Cables carry the data needed to light our cities, make cloud computing possible, and enable billions of devices to function, be it miniature sensors, Industry 4.0 machines, or huge industrial facilities. Some 2.5 quintillion bytes are transported through cables every day. That’s equivalent to the storage capacity of 36 million iPads.

How these cables are managed matters – a lot. Cable management is crucial to efficiently manage fiber rollouts, which are needed to support the requirements of business and residential customers and the rollout of new technologies such as 5G.

To achieve efficient management of operations, fast and consistent planning, and enable future expansion, an inside view of network infrastructure is crucial. A central data repository, based on a unified data model, can provide the required transparency across all cable and network infrastructures, from inside plant management through to outside plant management.

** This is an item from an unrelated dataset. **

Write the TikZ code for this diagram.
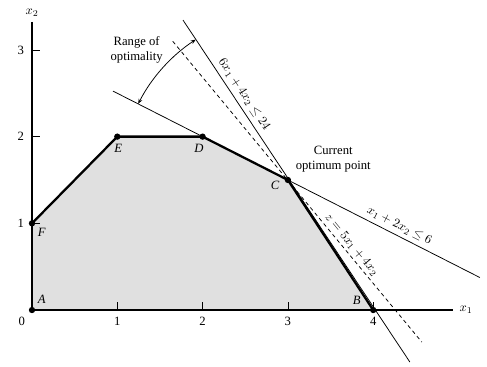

The ideal cable management solution should provide the following features and functions:

• An integrated, central data model which encompasses data, relationships, and dependencies across all technologies and layers from the building level through physical, logical, and virtual assets and resources to applications and services, including business services.
• Interfaces to source systems together with an ETL Staging Area for data cleansing prior to import.
• Continuous end-to-end signal tracing across the entire cable infrastructure in both actual and planning views, based on the relevant geo-referenced nodes and routes in the GIS representation.
• Immediate impact analysis as well as faster fault analysis and repair, based on seamless integration between the physical network infrastructure and the assigned connections and services on logical and service layers.
• Efficient planning and analysis of redundant circuits to ensure protected services are based on diverse routed connections, not only on the logical layers (active network resources) but also on the cable layer (passive network infrastructure).
• Managed maintenance/fault and repair tasks. For example, by planning the exchange or replacement of components, work orders for field force teams can be automatically created to execute tasks.
• Auto-routing capabilities on tray, duct, and cable level to enable optimal planning and routing of connections. Work orders for patches and splices that are required to implement the planned connections can be automatically created within the planning mode.
• A geo-referenced visualization of the network infrastructure to support as-is documentation and planning.